The we tried the local Catholic church. Our Lady of Perpetual Guilt. I didn't like it. It was a very modern, and very liberal place. And there was one more thing. The priest. A long time ago I worked in an Army hospital for a few weeks. I used to have to run up to Code Blues and whatnot and saw one or two people die. That priest was the priest on duty at the hospital. He's cool as a cucumber when somebody's bitin' the big one, but I remebered him. And he kinda freaked me out, becuase the voice he used to deliver the sermon was exactly the same pace, tone and loudness that he delivered Last Rights to the dying. Kinda spooky.



THEN we tried Baptist Church #1. Nice folks, good sermon, nice range of people there(NOT all oldies, like some have said, Love you honey!). Then they did the follow-up call. It was pretty quick. The gentlemen was very polite, except when he asked from what church we would be moving our "letters of membership" to. I've never had one of those, as neither Catholics or Charismatics write letters for stuff like that (if there's a clergyman reader, explain please?). So, I just told him what churches we were coming from. Papists must not be welcome, as the call ended 5 seconds after he found us out.



Then we tried Baptist Church #2. Everything Lemur Queen said was dead on accurate. This was a very contemporary church. Big band, lots of singers. I did notice that only one or two singers seemed to have their mics on, though they all had mics with them. BIG jumbotrons with the song words on them, complete with inspiring backgrounds that looked like something from a Christian version of Powerpoint. But again, a good group of people. Then the pastor got up. Wow. Sexual abuse sermon. Wow. Slightly uncomfortable. Wanna know what's more uncomfortable? The sunday that sermon was given.....was Mother's Day. The tabernacle was packed with families. Not good times. What finally did it for us, however, was when Lemur Queen was ambushed by a little girl who evidently thought my wife was her momma. Then she looked up, saw my wife, screamed, and ran away. *I* am an ugly bugger, and I have frightened so many children that it doesn't register with me anymore. Lemur Queen, however, is a very pretty girl and she did not appreciate being yelled at.

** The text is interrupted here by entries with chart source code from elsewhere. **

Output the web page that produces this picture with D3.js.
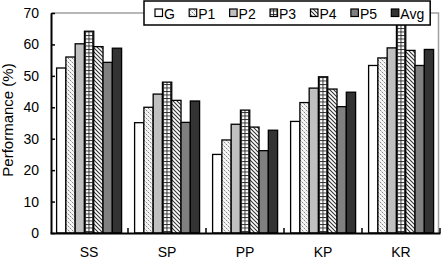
<!DOCTYPE html>
<html><head><meta charset="utf-8">
<script src="https://cdn.jsdelivr.net/npm/d3@7"></script>
<style>
html,body{margin:0;padding:0;background:#fff;}
svg{display:block;font-family:"Liberation Sans",Arial,sans-serif;}
</style></head>
<body><svg id="c" width="444" height="268"></svg>
<script>
const categories = ["SS","SP","PP","KP","KR"];
const seriesNames = ["G","P1","P2","P3","P4","P5","Avg"];
const G   = [52.5, 35.1, 25.0, 35.5, 53.3];
const P1  = [56.0, 40.0, 29.6, 41.5, 55.7];
const P2  = [60.2, 44.2, 34.6, 46.1, 58.9];
const P3  = [64.2, 48.0, 39.1, 49.7, 66.5];
const P4  = [59.3, 42.2, 33.7, 45.8, 58.1];
const P5  = [54.3, 35.2, 26.2, 40.2, 53.3];
const Avg = [58.8, 42.0, 32.7, 44.8, 58.4];
const seriesValues = [G, P1, P2, P3, P4, P5, Avg];
const yTicks = [0,10,20,30,40,50,60,70];
const yLabel = "Performance (%)";

const svg = d3.select("#c");
const defs = svg.append("defs");

// patterns
const p1 = defs.append("pattern").attr("id","pat1").attr("patternUnits","userSpaceOnUse").attr("width",4).attr("height",4);
p1.append("rect").attr("width",4).attr("height",4).attr("fill","#f4f4f4");
p1.append("rect").attr("x",0).attr("y",0).attr("width",1).attr("height",1).attr("fill","#888");
p1.append("rect").attr("x",2).attr("y",2).attr("width",1).attr("height",1).attr("fill","#888");
p1.append("rect").attr("x",1).attr("y",1).attr("width",1).attr("height",1).attr("fill","#c8c8c8");
p1.append("rect").attr("x",3).attr("y",3).attr("width",1).attr("height",1).attr("fill","#c8c8c8");

const p3 = defs.append("pattern").attr("id","pat3").attr("patternUnits","userSpaceOnUse").attr("width",3.5).attr("height",3.5);
p3.append("rect").attr("width",3.5).attr("height",3.5).attr("fill","#fff");
p3.append("line").attr("x1",0).attr("y1",0.5).attr("x2",3.5).attr("y2",0.5).attr("stroke","#222").attr("stroke-width",0.9);
p3.append("line").attr("x1",0.5).attr("y1",0).attr("x2",0.5).attr("y2",3.5).attr("stroke","#222").attr("stroke-width",0.9);

const p4 = defs.append("pattern").attr("id","pat4").attr("patternUnits","userSpaceOnUse").attr("width",4).attr("height",4);
p4.append("rect").attr("width",4).attr("height",4).attr("fill","#fff");
p4.append("path").attr("d","M-1,-1 L5,5 M-1,3 L1,5 M3,-1 L5,1").attr("stroke","#333").attr("stroke-width",1.1);

const fills = ["#ffffff","url(#pat1)","#c0c0c0","url(#pat3)","url(#pat4)","#808080","#333333"];

const x0 = d3.scaleBand().domain(categories).range([50, 440]);
const x1 = d3.scaleBand().domain(seriesNames).range([6.6, x0.bandwidth()-6.4]);
const y = d3.scaleLinear().domain([0,70]).range([233,13]);

// gray frame
svg.append("path").attr("d",`M${x0.range()[0]+2},${y(70)} H${x0.range()[1]-1.5} V${y(0)}`)
  .attr("fill","none").attr("stroke","#a0a0a0").attr("stroke-width",1.5);

// bars
const groups = svg.append("g").selectAll("g").data(categories).join("g")
  .attr("transform", d => `translate(${x0(d)},0)`);
groups.selectAll("rect").data((c,ci) => seriesNames.map((s,si) => ({s, si, v: seriesValues[si][ci]})))
  .join("rect")
  .attr("x", d => x1(d.s))
  .attr("width", x1.bandwidth())
  .attr("y", d => y(d.v))
  .attr("height", d => y(0) - y(d.v))
  .attr("fill", d => fills[d.si])
  .attr("stroke","#000").attr("stroke-width",1.3);

// y axis
const yAxis = d3.axisLeft(y).tickValues(yTicks).tickSize(-4).tickPadding(12).tickSizeOuter(0);
const ya = svg.append("g").attr("transform","translate(51,0)").call(yAxis);
ya.select(".domain").attr("stroke","#000").attr("stroke-width",2);
ya.selectAll(".tick line").attr("stroke","#000").attr("stroke-width",1.5);
ya.selectAll(".tick text").attr("font-size",14).attr("font-family","Liberation Sans, Arial, sans-serif").attr("fill","#000");

// x axis
const xAxis = d3.axisBottom(x0).tickSize(0).tickPadding(14);
const xa = svg.append("g").attr("transform",`translate(0,${y(0)})`).call(xAxis);
xa.select(".domain").attr("stroke","#000").attr("stroke-width",2);
xa.selectAll(".tick text").attr("font-size",14).attr("font-family","Liberation Sans, Arial, sans-serif").attr("fill","#000");
// inner boundary ticks
const bounds = categories.map(c => x0(c)).slice(1).concat([x0.range()[1]]);
svg.append("g").selectAll("line").data(bounds).join("line")
  .attr("x1", d => d).attr("x2", d => d).attr("y1", y(0)).attr("y2", y(0)-5)
  .attr("stroke","#000").attr("stroke-width",1.5);

// y label
svg.append("text").attr("transform","translate(13,120) rotate(-90)")
  .attr("text-anchor","middle").attr("font-size",15).attr("fill","#000").text(yLabel);

// legend
const leg = svg.append("g");
const legBox = leg.append("rect").attr("x",144).attr("y",1).attr("height",24)
  .attr("fill","#fff").attr("stroke","#000").attr("stroke-width",1.5);
let lx = 155;
const gap = 14.3;
seriesNames.forEach((s,i) => {
  leg.append("rect").attr("x",lx).attr("y",9).attr("width",7.5).attr("height",7.5)
    .attr("fill",fills[i]).attr("stroke","#000").attr("stroke-width",1.2);
  const t = leg.append("text").attr("x",lx+9).attr("y",18.5).attr("font-size",14).attr("fill","#000").text(s);
  lx += 9 + t.node().getComputedTextLength() + gap;
});
legBox.attr("width", lx - gap + 6 - 144);
</script></body></html>
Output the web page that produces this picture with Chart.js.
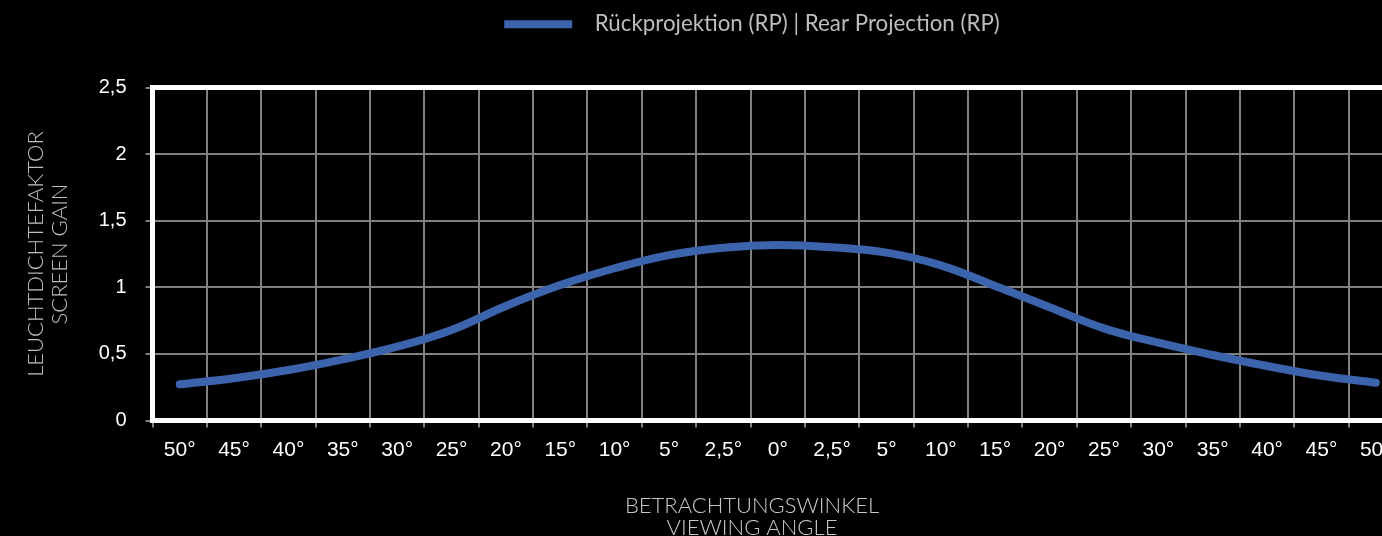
<!DOCTYPE html>
<html>
<head>
<meta charset="utf-8">
<script src="https://cdn.jsdelivr.net/npm/chart.js@4.4.1/dist/chart.umd.min.js"></script>
<style>
html, body { margin: 0; padding: 0; background: #000; overflow: hidden; }
#contenedor { width: 1504px; height: 536px; }
</style>
</head>
<body>
<div id="contenedor"><canvas id="myChart" width="1504" height="536"></canvas></div>
<script>
// DATOS
const angulos = ['50°','45°','40°','35°','30°','25°','20°','15°','10°','5°','2,5°','0°','2,5°','5°','10°','15°','20°','25°','30°','35°','40°','45°','50°']
const ganancia = [0.272, 0.317, 0.379, 0.459, 0.554, 0.68, 0.86, 1.017, 1.143, 1.242, 1.297, 1.317, 1.30, 1.26, 1.165, 1.01, 0.85, 0.692, 0.584, 0.492, 0.409, 0.336, 0.284]
const ticksY = ['0', '0,5', '1', '1,5', '2', '2,5']
const leyenda = 'Rückprojektion (RP) | Rear Projection (RP)'
const tituloX = ['BETRACHTUNGSWINKEL', 'VIEWING ANGLE']
const tituloY = ['LEUCHTDICHTEFAKTOR', 'SCREEN GAIN']

const azul = '#3c64ad'
const gris = '#808080'

// marco blanco del area del grafico
const marco = {
  id: 'marco',
  beforeDatasetsDraw: (chart) => {
    const { ctx, chartArea: a } = chart
    ctx.save()
    ctx.strokeStyle = '#ffffff'
    ctx.lineWidth = 5
    ctx.strokeRect(a.left, a.top, a.right - a.left, a.bottom - a.top)
    ctx.restore()
  }
}

// alto fijo para la leyenda
const espacioLeyenda = {
  id: 'espacioLeyenda',
  beforeLayout: (chart) => {
    const lg = chart.legend
    if (lg && !lg._fijo) {
      const fit = lg.fit
      lg.fit = function () { fit.call(this); this.height = 87.5 }
      lg._fijo = true
    }
  }
}

const chart = document.getElementById('myChart')

new Chart(chart, {
  type: 'line',
  data: {
    labels: angulos,
    datasets: [{
      label: leyenda,
      data: ganancia,
      borderColor: azul,
      backgroundColor: azul,
      borderWidth: 8,
      borderCapStyle: 'round',
      pointRadius: 0,
      tension: 0.4,
      fill: false
    }]
  },
  options: {
    responsive: false,
    animation: false,
    layout: { padding: 0 },
    scales: {
      x: {
        offset: true,
        grid: { offset: true, color: gris, lineWidth: 2, tickLength: 7 },
        border: { display: false },
        ticks: {
          color: '#ffffff',
          autoSkip: false,
          maxRotation: 0,
          padding: 10.5,
          font: { family: 'Liberation Sans', size: 21 }
        },
        afterFit: (s) => { s.height = 64 }
      },
      y: {
        min: 0,
        max: 2.5,
        grid: { color: gris, lineWidth: 2, tickLength: 7 },
        border: { display: false },
        ticks: {
          stepSize: 0.5,
          color: '#ffffff',
          padding: 19,
          font: { family: 'Liberation Sans', size: 20 },
          callback: (v, i) => ticksY[i]
        },
        title: {
          display: true,
          text: tituloY,
          color: '#bfbfbf',
          padding: { top: 23.25, bottom: 0 },
          font: { family: 'Lato', weight: 300, size: 22, lineHeight: 1.114 }
        },
        afterFit: (s) => { s.width = 152.5 }
      },
      y2: {
        position: 'right',
        display: true,
        grid: { display: false },
        border: { display: false },
        ticks: { display: false },
        afterFit: (s) => { s.width = 101 }
      }
    },
    plugins: {
      legend: {
        display: true,
        position: 'top',
        labels: {
          color: '#bdbdbd',
          boxWidth: 68,
          boxHeight: 8,
          padding: 13,
          font: { family: 'Lato', size: 22.3 },
          generateLabels: (c) => Chart.defaults.plugins.legend.labels.generateLabels(c).map(l => ({ ...l, text: '  ' + l.text, lineWidth: 0 }))
        }
      },
      title: {
        display: true,
        position: 'bottom',
        text: tituloX,
        color: '#c8c8c8',
        padding: { top: 10, bottom: -2.5 },
        font: { family: 'Lato', weight: 300, size: 22, lineHeight: 1 }
      },
      tooltip: { enabled: false }
    }
  },
  plugins: [marco, espacioLeyenda]
})
</script>
</body>
</html>
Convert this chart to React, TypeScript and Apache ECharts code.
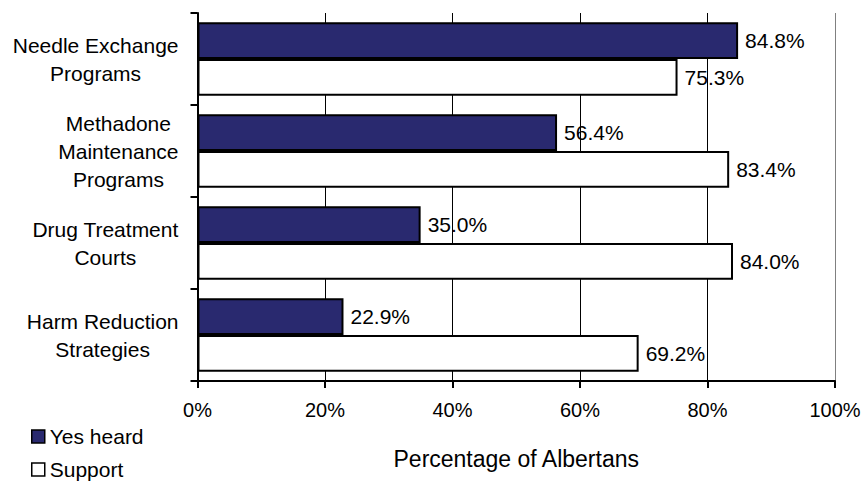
import React, { useEffect, useRef } from "react";
import * as echarts from "echarts";

const categories: string[] = [
  "Needle Exchange\nPrograms",
  "Methadone\nMaintenance\nPrograms",
  "Drug Treatment\nCourts",
  "Harm Reduction\nStrategies",
];
const yesHeard: number[] = [84.8, 56.4, 35.0, 22.9];
const support: number[] = [75.3, 83.4, 84.0, 69.2];
const seriesNames: string[] = ["Yes heard", "Support"];
const axisTitle = "Percentage of Albertans";

const FONT = "'Liberation Sans', Arial, Helvetica, sans-serif";
const NAVY = "#29296f";

export default function App() {
  const ref = useRef<HTMLDivElement>(null);
  useEffect(() => {
    if (!ref.current) return;
    const chart = echarts.init(ref.current, undefined, { renderer: "svg" });
    const valueLabel = {
      show: true,
      position: "right" as const,
      distance: 7,
      color: "#000",
      fontSize: 21,
      fontFamily: FONT,
      formatter: (p: any) => Number(p.value).toFixed(1) + "%",
    };
    chart.setOption({
      animation: false,
      backgroundColor: "#fff",
      textStyle: { fontFamily: FONT },
      grid: { left: 197.5, right: 33, top: 13, bottom: 102, containLabel: false },
      legend: {
        orient: "vertical",
        left: 31,
        top: 426,
        height: 70,
        padding: 0,
        itemWidth: 13,
        itemHeight: 13,
        itemGap: 12,
        itemTextGap: 5,
        icon: "rect",
        textStyle: { fontSize: 21, color: "#000", fontFamily: FONT, lineHeight: 21 },
        data: [
          { name: seriesNames[0], itemStyle: { color: NAVY, borderColor: "#000", borderWidth: 1.5 } },
          { name: seriesNames[1], itemStyle: { color: "#fff", borderColor: "#000", borderWidth: 1.5 } },
        ],
      },
      xAxis: {
        type: "value",
        min: 0,
        max: 100,
        interval: 20,
        name: axisTitle,
        nameLocation: "middle",
        nameGap: 66,
        nameTextStyle: { fontSize: 23, color: "#000", fontFamily: FONT },
        axisLine: { show: true, lineStyle: { color: "#000", width: 2 } },
        axisTick: { show: true, length: 7, lineStyle: { color: "#000", width: 2 } },
        axisLabel: {
          fontSize: 20,
          color: "#000",
          fontFamily: FONT,
          margin: 19,
          formatter: "{value}%",
        },
        splitLine: {
          show: true,
          lineStyle: {
            color: ["#000", "#000", "#000", "#000", "#000", "#808080"],
            width: 1,
          },
        },
      },
      yAxis: {
        type: "category",
        inverse: true,
        data: categories,
        axisLine: { show: true, lineStyle: { color: "#000", width: 2 } },
        axisTick: { show: true, length: 7, lineStyle: { color: "#000", width: 2 } },
        axisLabel: {
          margin: 19,
          align: "right",
          fontSize: 21,
          lineHeight: 28,
          color: "#000",
          fontFamily: FONT,
          formatter: (v: string) =>
            v
              .split("\n")
              .map((l) => "{c|" + l + "}")
              .join("\n"),
          rich: {
            c: {
              align: "center",
              fontSize: 21,
              lineHeight: 28,
              color: "#000",
              fontFamily: FONT,
            },
          },
        },
        splitLine: { show: false },
      },
      series: [
        {
          name: seriesNames[0],
          type: "bar",
          data: yesHeard,
          barGap: "0%",
          barCategoryGap: "20%",
          itemStyle: { color: NAVY, borderColor: "#000", borderWidth: 2 },
          label: valueLabel,
        },
        {
          name: seriesNames[1],
          type: "bar",
          data: support,
          barGap: "0%",
          barCategoryGap: "20%",
          itemStyle: { color: "#fff", borderColor: "#000", borderWidth: 2 },
          label: valueLabel,
        },
      ],
    });
    return () => chart.dispose();
  }, []);
  return (
    <div
      ref={ref}
      style={{ position: "fixed", left: 0, top: 0, width: 868, height: 483, background: "#fff" }}
    />
  );
}
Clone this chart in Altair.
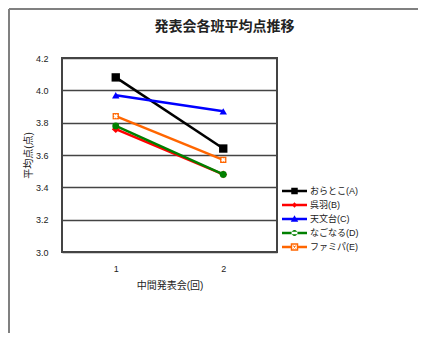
import altair as alt
import pandas as pd

# ---- data ----
sessions = ["1", "2"]
series = ["おらとこ(A)", "呉羽(B)", "天文台(C)", "なごなる(D)", "ファミパ(E)"]
vals_A = [4.08, 3.64]
vals_B = [3.76, 3.48]
vals_C = [3.97, 3.87]
vals_D = [3.78, 3.48]
vals_E = [3.84, 3.57]
y_ticks = [3.0, 3.2, 3.4, 3.6, 3.8, 4.0, 4.2]

all_vals = [vals_A, vals_B, vals_C, vals_D, vals_E]
rows = []
for s, vals in zip(series, all_vals):
    for sess, v in zip(sessions, vals):
        rows.append({"series": s, "session": sess, "value": v})
df = pd.DataFrame(rows)

# ---- styles ----
colors = ["#000000", "#ff0000", "#0000ff", "#008000", "#ff6600"]
shapes = ["square", "diamond", "triangle-up", "circle", "square"]
sizes = [70, 40, 80, 75, 150]
FONT = "Liberation Sans, Noto Sans CJK JP"
TXT = "#222222"

LINE_L = "M-1,-0.1H1V0.1H-1Z "
legend_paths = [
    LINE_L + "M-0.26,-0.26H0.26V0.26H-0.26Z",
    LINE_L + "M0,-0.22L0.22,0L0,0.22L-0.22,0Z",
    LINE_L + "M0,-0.3L0.3,0.22H-0.3Z",
    LINE_L + "M-0.24,0A0.24,0.24,0,1,0,0.24,0A0.24,0.24,0,1,0,-0.24,0Z",
    "M-1,-0.1H-0.3V0.1H-1Z M0.3,-0.1H1V0.1H0.3Z M-0.3,-0.3H0.3V0.3H-0.3Z "
    "M-0.18,-0.18V0.18H0.18V-0.18Z "
    "M-0.14,-0.1L-0.1,-0.14L0.14,0.1L0.1,0.14Z M0.1,-0.14L0.14,-0.1L-0.1,0.14L-0.14,0.1Z",
]

W, H = 215, 194
PAD = {"left": 54, "top": 50, "right": 141, "bottom": 81}

color_scale = alt.Scale(domain=series, range=colors)

x_enc = alt.X(
    "session:O",
    scale=alt.Scale(domain=sessions, type="point", padding=0.5),
    axis=alt.Axis(title="中間発表会(回)", labelAngle=0, domain=False, ticks=False,
                  labelPadding=12, titlePadding=7, labelFontSize=9, titleFontSize=10,
                  titleFontWeight="normal", labelFont=FONT, titleFont=FONT,
                  labelColor=TXT, titleColor=TXT),
)
y_enc = alt.Y(
    "value:Q",
    scale=alt.Scale(domain=[3.0, 4.2], nice=False, zero=False),
    axis=alt.Axis(title="平均点(点)", values=y_ticks, format=".1f", domain=False, ticks=False,
                  grid=True, gridColor="#444444", gridWidth=1.5, labelPadding=14,
                  titlePadding=2, labelFontSize=9, titleFontSize=10, titleFontWeight="normal",
                  labelFont=FONT, titleFont=FONT, labelColor=TXT, titleColor=TXT),
)

base = alt.Chart(df)

lines = base.mark_line(strokeWidth=2.5).encode(
    x=x_enc, y=y_enc,
    color=alt.Color("series:N", scale=color_scale, legend=None),
)

points = base.mark_point(filled=True, opacity=1).encode(
    x=x_enc, y=y_enc,
    color=alt.Color("series:N", scale=color_scale, legend=None),
    shape=alt.Shape("series:N", scale=alt.Scale(domain=series, range=shapes), legend=None),
    size=alt.Size("series:N", scale=alt.Scale(domain=series, range=sizes), legend=None),
)

e_mark = base.transform_filter(alt.datum.series == series[4]).mark_point(
    filled=True, opacity=1, shape="cross", color="white", size=20, angle=45
).encode(x=x_enc, y=y_enc)

leg_def = alt.Legend(orient="none", legendX=220, legendY=126, title=None,
                     symbolSize=625, clipHeight=14, labelFontSize=9, labelFont=FONT,
                     labelColor=TXT, symbolStrokeWidth=0, labelOffset=3, rowPadding=0)
legend_layer = base.transform_filter("false").mark_point(filled=True, opacity=1).encode(
    color=alt.Color("series:N", scale=color_scale, legend=leg_def),
    shape=alt.Shape("series:N", scale=alt.Scale(domain=series, range=legend_paths), legend=leg_def),
)

frame_df = pd.DataFrame({"a": [0]})
frame_top = alt.Chart(frame_df).mark_rule(color="#808080", strokeWidth=2).encode(
    x=alt.value(-53), x2=alt.value(360), y=alt.value(-49)
)
frame_left = alt.Chart(frame_df).mark_rule(color="#808080", strokeWidth=2).encode(
    x=alt.value(-53), y=alt.value(-49), y2=alt.value(280)
)

chart = alt.layer(
    frame_top, frame_left, lines, points, e_mark, legend_layer
).resolve_scale(
    color="independent", shape="independent"
).properties(
    width=W, height=H,
    autosize=alt.AutoSizeParams(type="none"),
    padding=PAD,
    title=alt.Title("発表会各班平均点推移", font=FONT, fontSize=14, fontWeight="bold",
                    color=TXT, anchor="middle", dx=55, offset=26, dy=52),
).configure_view(stroke="#444444", strokeWidth=2)

chart.save("out.html", embed_options={"renderer": "svg", "actions": False})
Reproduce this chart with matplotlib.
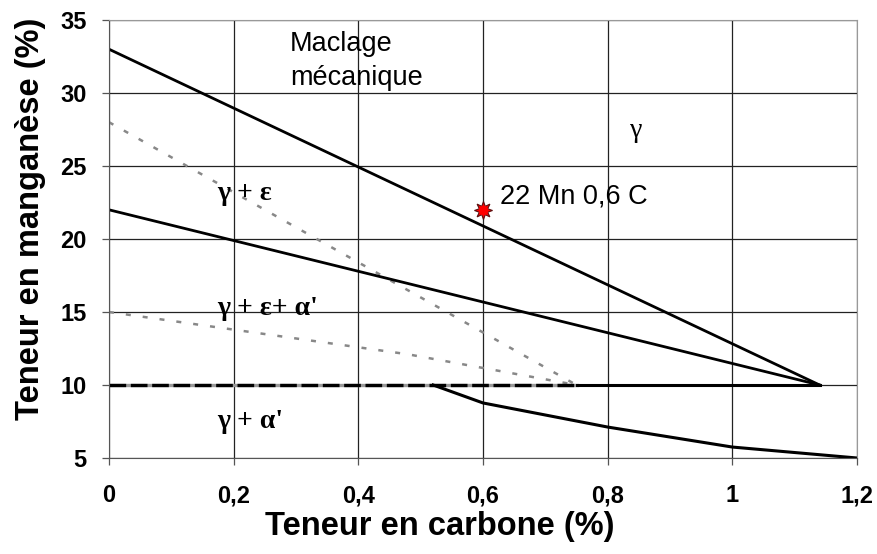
import matplotlib
matplotlib.use("Agg")
import matplotlib.pyplot as plt
from matplotlib.ticker import FuncFormatter

# --- data ---
upper_x = [0.0, 1.14]
upper_y = [33.0, 10.0]
mid_x = [0.0, 1.14]
mid_y = [22.0, 10.0]
gray1_x = [0.0, 0.75]
gray1_y = [28.0, 10.0]
gray2_x = [0.0, 0.48, 0.75]
gray2_y = [15.0, 12.1, 10.0]
h10_dash_x = [0.0, 0.75]
h10_dash_y = [10.0, 10.0]
h10_solid_x = [0.75, 1.14]
h10_solid_y = [10.0, 10.0]
low_x = [0.52, 0.6, 0.8, 1.0, 1.2]
low_y = [10.0, 8.77, 7.12, 5.75, 5.0]
point_x = [0.6]
point_y = [22.0]
xticks = [0, 0.2, 0.4, 0.6, 0.8, 1.0, 1.2]
yticks = [5, 10, 15, 20, 25, 30, 35]

narrow = ['Liberation Sans Narrow', 'Liberation Sans', 'DejaVu Sans']
sans = ['Liberation Sans', 'DejaVu Sans']
serif = ['Liberation Serif', 'DejaVu Serif']

fig = plt.figure(figsize=(8.77, 5.54), dpi=100)
ax = fig.add_axes([109/877, 96/554, 748/877, 438/554])

ax.set_xlim(0, 1.2)
ax.set_ylim(5, 35)
ax.set_xticks(xticks)
ax.set_yticks(yticks)
ax.grid(True, color='#222222', linewidth=0.9)
ax.set_axisbelow(True)

for s in ['top', 'right']:
    ax.spines[s].set_color('#999999')
for s in ['left', 'bottom']:
    ax.spines[s].set_color('#555555')
ax.tick_params(direction='out', length=5, color='#555555', width=0.9)
ax.tick_params(axis='y', pad=11)
ax.tick_params(axis='x', pad=14)

fmt = FuncFormatter(lambda v, p: ('%g' % v).replace('.', ','))
ax.xaxis.set_major_formatter(fmt)
for lab in ax.get_xticklabels() + ax.get_yticklabels():
    lab.set_family(narrow)
    lab.set_fontweight('bold')
    lab.set_fontsize(17)

# lines
ax.plot(gray1_x, gray1_y, color='#888888', lw=1.8, ls=(0, (2, 4.8)))
ax.plot(gray2_x, gray2_y, color='#888888', lw=1.8, ls=(0, (2, 4.8)))
ax.plot(h10_dash_x, h10_dash_y, color='#999999', lw=2.4)
ax.plot(h10_dash_x, h10_dash_y, color='black', lw=2.4, ls=(0, (5, 1.4)))
ax.plot(h10_solid_x, h10_solid_y, color='black', lw=2.2)
ax.plot(upper_x, upper_y, color='black', lw=2.0)
ax.plot(mid_x, mid_y, color='black', lw=2.0)
ax.plot(low_x, low_y, color='black', lw=2.2)
ax.plot(point_x, point_y, marker=(8, 1, 0), ms=13, color='red',
        markeredgecolor='#5a1010', markeredgewidth=0.8, ls='none', zorder=5)
ax.plot(point_x, point_y, marker='o', ms=6, color='red', ls='none', zorder=6)

# annotations
ax.text(0.627, 22.9, '22 Mn 0,6 C', family=sans, fontsize=19.5, va='center', ha='left')
ax.text(0.29, 32.2, 'Maclage\nmécanique', family=sans, fontsize=19.5, va='center',
        ha='left', linespacing=1.42)
ax.text(0.845, 27.4, 'γ', family=serif, fontsize=20, va='center', ha='center')
ax.text(0.174, 23.1, 'γ + ε', family=serif, fontsize=20, va='center', ha='left',
        fontweight='bold')
ax.text(0.174, 15.25, "γ + ε+ α'", family=serif, fontsize=20, va='center', ha='left',
        fontweight='bold')
ax.text(0.174, 7.5, "γ + α'", family=serif, fontsize=20, va='center', ha='left',
        fontweight='bold')

fig.text(440/877, 1 - 527/554, 'Teneur en carbone (%)', family=narrow, fontweight='bold',
         fontsize=23.5, ha='center', va='center')
fig.text(31/877, 1 - 219/554, 'Teneur en manganèse (%)', family=narrow, fontweight='bold',
         fontsize=23.5, ha='center', va='center', rotation=90)

fig.savefig('out.png', dpi=100)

The we tried St. Random's Prespyterian. They're like the Anglicans. Catholic Lite, half the saints, all the guilt! I can't really comment about the service, as I was knocked unconscious by the overwhelming stale perfume that was radiating like a stinky halo from the woman in the large hat in front of us. Lemur Queen was ok, as she was off to the side, but I was directly behind her, got a nosefull, and passed out. So, we may have to go back and sit somewhere else so I can remember the service.



The last church we tried was Our Lady of The Scary Part of Town. It's in an appropriate place for the name, and is a very old brick dome chruch. OLD SCHOOL. Hoorah! Old priest, old style servie, and old style building. They even got candle shrines. Of the churches we've been to so far, I like it the best. But my better half wasn't thrilled. So, the search continues.



Before I go, I need to ask two questions of the audience:



1. Why do protestant churches have those little "friendship" books that everyone has to sign? I don't remember Jesus ever doing a parable about the "The Frequent Attender And His Friendship Book" What's the deal?



2. Why are there no Second Baptist Churches anywhere? Or Second Methodist Chruches? The Lutherans, Prespyterians, Anglicans, and Catholics are all named after somebody or something, by why to Methodists and Baptists have numbers? And why only first? What's the Deal?



Fat Rock.

1 comment:

magnoliabelle said...

1. how can we pray for you if we don't know you were there?
2. the 1sts want to make sure you know they marked the territory 1st-who wants to say they were 2nd?